Pages

Tuesday, April 14, 2020

Fleeting thoughts: See who speaks, or the boundary between the interpreter and the ‘liar’

Background: 
The philosophy of ordinary language means always some human being(s) who speak(s). The opposite abstract philosophy of language tries to reduce language to a formal procedure preferably even logical and mathematical, which would be independent of who speak(s) absolutely. The human beings in the former case are necessary for the existence of language as interpreters rather than as speakers, writers, listeners or readers. The interpreters determine what any linguistic unit such as a word, a sentence, a text, etc. means. They assign a certain meaning to each of those. The language reduced to a formal procedure in the latter case should remove the necessary meditation of the interpreters postulating an area of unambiguous meanings therefore doubling any linguistic unit such as above.
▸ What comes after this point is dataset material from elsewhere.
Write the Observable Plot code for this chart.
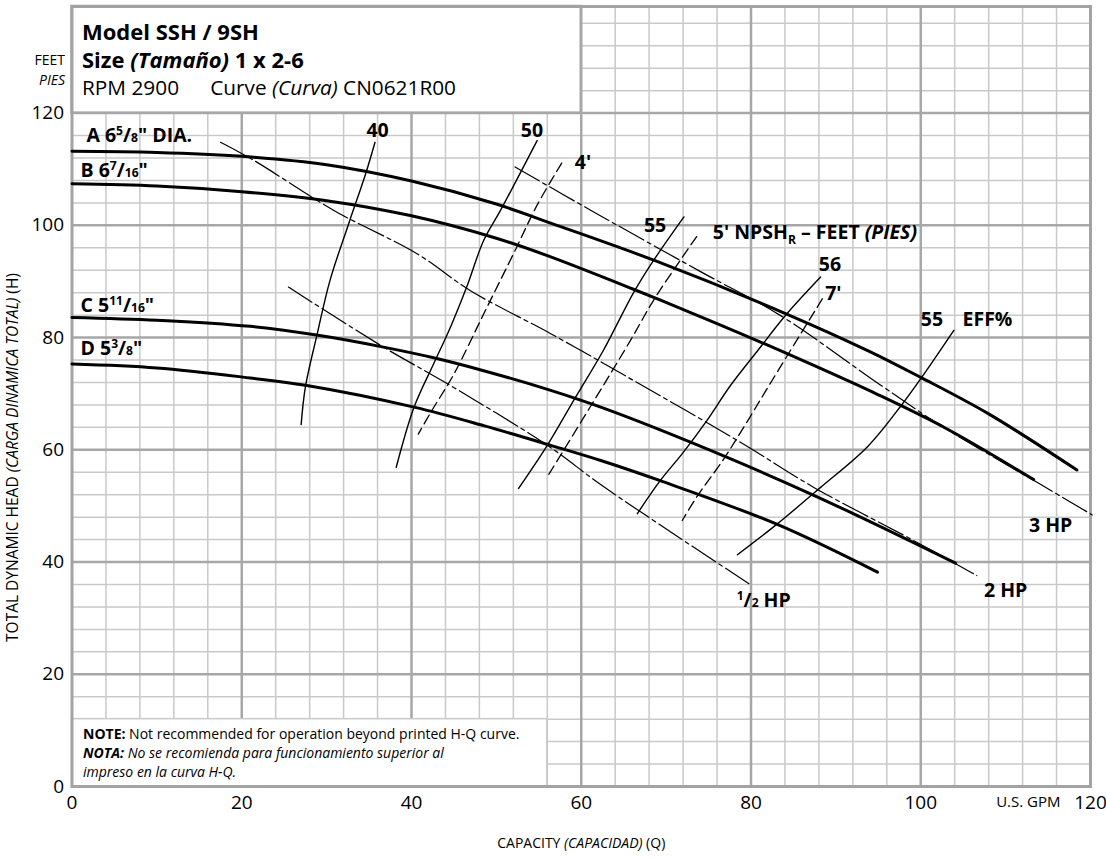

Then, one might understand the language as a “second” reality necessarily coinciding with the reality by itself as ontology: that logic originated from language (logos), which is the world itself. The linguistic units (e.g. words) are the things themselves and by themselves. Furthermore, even the “interpreter” can be introduced secondarily as who chooses the true meaning for any linguistic unit and thus understands it. That pathway had been passed by the philosophy still in Greece.
Problem: 
The “interpreter” turns out to be contradictory in that philosophy, in which the language is understood as ontology. This had been demonstrated by the aporia of the “liar”: one single true meaning should be assigned to the interpreter, but this turns out to be impossible.
Thesis: 
The aporia of the “liar” can be understood as an argument reductio ad absurdum in favor of the ordinary language philosophy. The alternative philosophy of abstract language is either inconsistent or incomplete for it either should include the interpreter as the self-contradictory “liar” or should exclude any interpreter therefor remaining incomplete. That statement possesses the same formal structure as the famous Gödel (1931) incompleteness argument.
A few main arguments in favor of the thesis:
(a) The aporia appears only if the ordinary language is substituted by the abstract language for the latter is not forced to assign any constant meaning of each linguistic unit including to the “interpreter”. The interpreter determines its meaning in each case of use and it is variable.
(b) Wittgenstein’s conception of language within TLP corresponds to the abstract language described in TLP 1-6, which is furthermore necessarily incomplete (7).
(c) Wittgenstein’s conception of language-games interprets language as the ordinary language, in which the preliminary and constant meanings do not exist for they can be established only right by language-games and ad hoc to them. The same “thing” including the “interpreter” can possesses different meanings after different language-games.
(d) The Gödel incompleteness argument (1931) can be interpreted linguistically after arithmetic and counting have been understood as defined by the determining property of the abstract language: the one-to-one mapping of all things into their corresponding meanings and thus their counting. Then, Gödel’s argument implies the thesis.